◆ DATA SECTION ◆
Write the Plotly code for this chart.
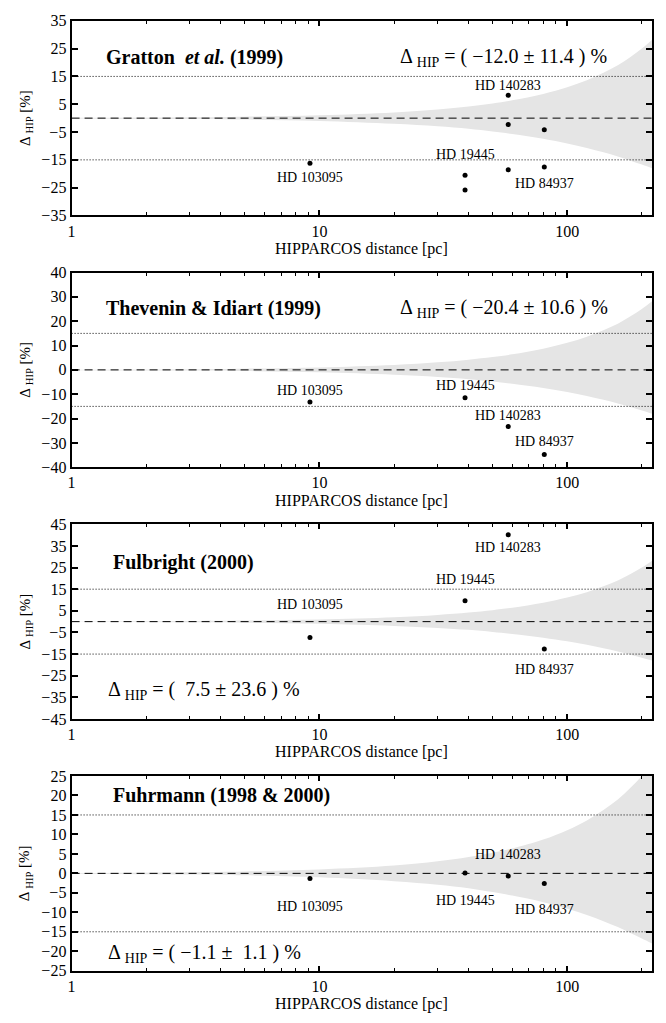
import numpy as np
import plotly.graph_objects as go

# ---------------- data ----------------
star_distance_pc = {"HD 103095": 9.16, "HD 19445": 38.7, "HD 140283": 57.8, "HD 84937": 80.8}

gratton_stars = ["HD 103095", "HD 19445", "HD 19445", "HD 140283", "HD 140283", "HD 140283", "HD 84937", "HD 84937"]
gratton_delta = [-16.2, -20.5, -25.8, 8.2, -2.3, -18.6, -4.2, -17.6]

thevenin_stars = ["HD 103095", "HD 19445", "HD 140283", "HD 84937"]
thevenin_delta = [-13.2, -11.5, -23.3, -34.8]

fulbright_stars = ["HD 103095", "HD 19445", "HD 140283", "HD 84937"]
fulbright_delta = [-7.3, 9.7, 40.2, -12.6]

fuhrmann_stars = ["HD 103095", "HD 19445", "HD 140283", "HD 84937"]
fuhrmann_delta = [-1.3, 0.1, -0.7, -2.6]

# grey band (parallax uncertainty envelope)
band_distance_pc = [1, 3, 5, 10, 20, 30, 40, 50, 60, 80, 100, 120, 140, 160, 180, 200, 220]
band_upper = [0.1, 0.3, 0.5, 1.0, 2.0, 3.1, 4.2, 5.3, 6.4, 8.7, 11.1, 13.6, 16.3, 19.0, 22.0, 25.0, 28.2]
band_lower = [-0.1, -0.3, -0.5, -1.0, -2.0, -2.9, -3.8, -4.8, -5.7, -7.4, -9.1, -10.7, -12.3, -13.8, -15.3, -16.7, -18.0]

reference_levels = [15, -15]
zero_level = 0

panel_titles = ["<b>Gratton\u00a0\u00a0<i>et al.</i> (1999)</b>",
                "<b>Thevenin &amp; Idiart (1999)</b>",
                "<b>Fulbright (2000)</b>",
                "<b>Fuhrmann (1998 &amp; 2000)</b>"]
panel_summary = ["\u0394 <sub>HIP</sub> = ( \u221212.0 \u00b1 11.4 ) %",
                 "\u0394 <sub>HIP</sub> = ( \u221220.4 \u00b1 10.6 ) %",
                 "\u0394 <sub>HIP</sub> = (\u00a0\u00a07.5 \u00b1 23.6 ) %",
                 "\u0394 <sub>HIP</sub> = ( \u22121.1 \u00b1\u00a0\u00a01.1 ) %"]

y_tick_values = [list(range(-35, 36, 10)), list(range(-40, 41, 10)),
                 list(range(-45, 46, 10)), list(range(-25, 26, 5))]
y_limits = [35, 40, 45, 25]
x_tick_values = [1, 10, 100]
x_tick_labels = ["1", "10", "100"]
x_minor_values = [2, 3, 4, 5, 6, 7, 8, 9, 20, 30, 40, 50, 60, 70, 80, 90, 200]
x_limits = [1, 220]
x_label = "HIPPARCOS distance [pc]"
y_label = "\u0394 <sub>HIP</sub> [%]"

panels = [(gratton_stars, gratton_delta), (thevenin_stars, thevenin_delta),
          (fulbright_stars, fulbright_delta), (fuhrmann_stars, fuhrmann_delta)]

# label placement: (index of point the label belongs to, vertical shift in px)
label_anchor = [
    [(0, -14), (1, 21), (3, 10), (7, -16)],
    [(0, 12), (1, 12), (2, 11), (3, 13)],
    [(0, 33), (1, 21), (2, -13), (3, -21)],
    [(0, -28), (1, -28), (2, 22), (3, -26)],
]
title_pos = [(0.0565, 0.813), (0.0565, 0.813), (0.068, 0.803), (0.068, 0.899)]
summary_pos = [(0.562, 0.813), (0.562, 0.813), (0.060, 0.146), (0.060, 0.091)]

# ---------------- figure ----------------
W, H = 666, 1023
box_left, box_right = 68, 652
box_tops = [13, 269, 525, 781]
box_h = 198
FONT = "Liberation Serif, Times New Roman, serif"

fig = go.Figure()
layout = dict(width=W, height=H, margin=dict(l=0, r=0, t=0, b=0),
              paper_bgcolor="white", plot_bgcolor="white", showlegend=False,
              font=dict(family=FONT, color="black"))
annotations = []
shapes = []

for k, (names, delta) in enumerate(panels):
    xa = "x" if k == 0 else f"x{k+1}"
    ya = "y" if k == 0 else f"y{k+1}"
    xkey = "xaxis" if k == 0 else f"xaxis{k+1}"
    ykey = "yaxis" if k == 0 else f"yaxis{k+1}"
    top = box_tops[k]
    dom_y = [1 - (top + box_h) / H, 1 - top / H]

    layout[xkey] = dict(type="log", domain=[box_left / W, box_right / W], anchor=ya,
                        range=[np.log10(x_limits[0]), np.log10(x_limits[1])],
                        showline=True, linecolor="black", linewidth=2, mirror="ticks",
                        ticks="inside", ticklen=5, tickwidth=1.5, tickcolor="black",
                        tickvals=x_tick_values, ticktext=x_tick_labels,
                        tickfont=dict(size=16, family=FONT, color="black"),
                        minor=dict(ticks="inside", ticklen=3, tickwidth=1, tickcolor="black",
                                   tickvals=x_minor_values, showgrid=False),
                        showgrid=False, zeroline=False, fixedrange=True)
    layout[ykey] = dict(domain=dom_y, anchor=xa, range=[-y_limits[k], y_limits[k]],
                        showline=True, linecolor="black", linewidth=2, mirror="ticks",
                        ticks="inside", ticklen=6, tickwidth=2, tickcolor="black",
                        tickvals=y_tick_values[k],
                        tickfont=dict(size=16, family=FONT, color="black"),
                        showgrid=False, zeroline=False, fixedrange=True)

    # grey band
    fig.add_trace(go.Scatter(x=band_distance_pc, y=band_lower, mode="lines",
                             line=dict(width=0, shape="spline", color="#e5e5e5"),
                             xaxis=xa, yaxis=ya, hoverinfo="skip"))
    fig.add_trace(go.Scatter(x=band_distance_pc, y=band_upper, mode="lines",
                             line=dict(width=0, shape="spline", color="#e5e5e5"),
                             fill="tonexty", fillcolor="#e5e5e5",
                             xaxis=xa, yaxis=ya, hoverinfo="skip"))
    # reference lines
    for lev in reference_levels:
        shapes.append(dict(type="line", xref=f"{xa} domain", yref=ya, x0=0, x1=1, y0=lev, y1=lev,
                           line=dict(color="black", width=1, dash="1px,2px"), layer="above"))
    shapes.append(dict(type="line", xref=f"{xa} domain", yref=ya, x0=0, x1=1, y0=zero_level, y1=zero_level,
                       line=dict(color="black", width=1, dash="8px,5px"), layer="above"))

    xs = [star_distance_pc[n] for n in names]
    fig.add_trace(go.Scatter(x=xs, y=delta, mode="markers",
                             marker=dict(color="black", size=5),
                             xaxis=xa, yaxis=ya, cliponaxis=False))

    for idx, shift in label_anchor[k]:
        annotations.append(dict(x=np.log10(xs[idx]), y=delta[idx], xref=xa, yref=ya,
                                text=names[idx], showarrow=False, yshift=shift,
                                font=dict(size=14, family=FONT, color="black"),
                                xanchor="center", yanchor="middle"))

    tx, ty = title_pos[k]
    annotations.append(dict(x=tx, y=ty, xref=f"{xa} domain", yref=f"{ya} domain",
                            text=panel_titles[k], showarrow=False, xanchor="left", yanchor="middle",
                            font=dict(size=20, family=FONT, color="black")))
    sx, sy = summary_pos[k]
    annotations.append(dict(x=sx, y=sy, xref=f"{xa} domain", yref=f"{ya} domain",
                            text=panel_summary[k], showarrow=False, xanchor="left", yanchor="middle",
                            font=dict(size=20, family=FONT, color="black")))
    # axis labels
    annotations.append(dict(x=(box_left + box_right) / 2 / W, y=1 - (top + box_h + 34) / H,
                            xref="paper", yref="paper", text=x_label, showarrow=False,
                            xanchor="center", yanchor="middle",
                            font=dict(size=16, family=FONT, color="black")))
    annotations.append(dict(x=22 / W, y=1 - (top + box_h / 2) / H,
                            xref="paper", yref="paper", text=y_label, showarrow=False,
                            textangle=-90, xanchor="center", yanchor="middle",
                            font=dict(size=15, family=FONT, color="black")))

layout["annotations"] = annotations
layout["shapes"] = shapes
fig.update_layout(**layout)

fig.write_html("out.html", config={"displayModeBar": False},
               post_script="document.body.style.margin='0';")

◆ PROBLEM ◆
From the top of the listing above, repeat each line exactly until you reach the line containing "fulbright_delta), (fuhrmann_stars, fuhrmann_delta)]", and repeat that one too. Leave the pictures out.

◆ TASK RESULT ◆
Write the Plotly code for this chart.
import numpy as np
import plotly.graph_objects as go

# ---------------- data ----------------
star_distance_pc = {"HD 103095": 9.16, "HD 19445": 38.7, "HD 140283": 57.8, "HD 84937": 80.8}

gratton_stars = ["HD 103095", "HD 19445", "HD 19445", "HD 140283", "HD 140283", "HD 140283", "HD 84937", "HD 84937"]
gratton_delta = [-16.2, -20.5, -25.8, 8.2, -2.3, -18.6, -4.2, -17.6]

thevenin_stars = ["HD 103095", "HD 19445", "HD 140283", "HD 84937"]
thevenin_delta = [-13.2, -11.5, -23.3, -34.8]

fulbright_stars = ["HD 103095", "HD 19445", "HD 140283", "HD 84937"]
fulbright_delta = [-7.3, 9.7, 40.2, -12.6]

fuhrmann_stars = ["HD 103095", "HD 19445", "HD 140283", "HD 84937"]
fuhrmann_delta = [-1.3, 0.1, -0.7, -2.6]

# grey band (parallax uncertainty envelope)
band_distance_pc = [1, 3, 5, 10, 20, 30, 40, 50, 60, 80, 100, 120, 140, 160, 180, 200, 220]
band_upper = [0.1, 0.3, 0.5, 1.0, 2.0, 3.1, 4.2, 5.3, 6.4, 8.7, 11.1, 13.6, 16.3, 19.0, 22.0, 25.0, 28.2]
band_lower = [-0.1, -0.3, -0.5, -1.0, -2.0, -2.9, -3.8, -4.8, -5.7, -7.4, -9.1, -10.7, -12.3, -13.8, -15.3, -16.7, -18.0]

reference_levels = [15, -15]
zero_level = 0

panel_titles = ["<b>Gratton\u00a0\u00a0<i>et al.</i> (1999)</b>",
                "<b>Thevenin &amp; Idiart (1999)</b>",
                "<b>Fulbright (2000)</b>",
                "<b>Fuhrmann (1998 &amp; 2000)</b>"]
panel_summary = ["\u0394 <sub>HIP</sub> = ( \u221212.0 \u00b1 11.4 ) %",
                 "\u0394 <sub>HIP</sub> = ( \u221220.4 \u00b1 10.6 ) %",
                 "\u0394 <sub>HIP</sub> = (\u00a0\u00a07.5 \u00b1 23.6 ) %",
                 "\u0394 <sub>HIP</sub> = ( \u22121.1 \u00b1\u00a0\u00a01.1 ) %"]

y_tick_values = [list(range(-35, 36, 10)), list(range(-40, 41, 10)),
                 list(range(-45, 46, 10)), list(range(-25, 26, 5))]
y_limits = [35, 40, 45, 25]
x_tick_values = [1, 10, 100]
x_tick_labels = ["1", "10", "100"]
x_minor_values = [2, 3, 4, 5, 6, 7, 8, 9, 20, 30, 40, 50, 60, 70, 80, 90, 200]
x_limits = [1, 220]
x_label = "HIPPARCOS distance [pc]"
y_label = "\u0394 <sub>HIP</sub> [%]"

panels = [(gratton_stars, gratton_delta), (thevenin_stars, thevenin_delta),
          (fulbright_stars, fulbright_delta), (fuhrmann_stars, fuhrmann_delta)]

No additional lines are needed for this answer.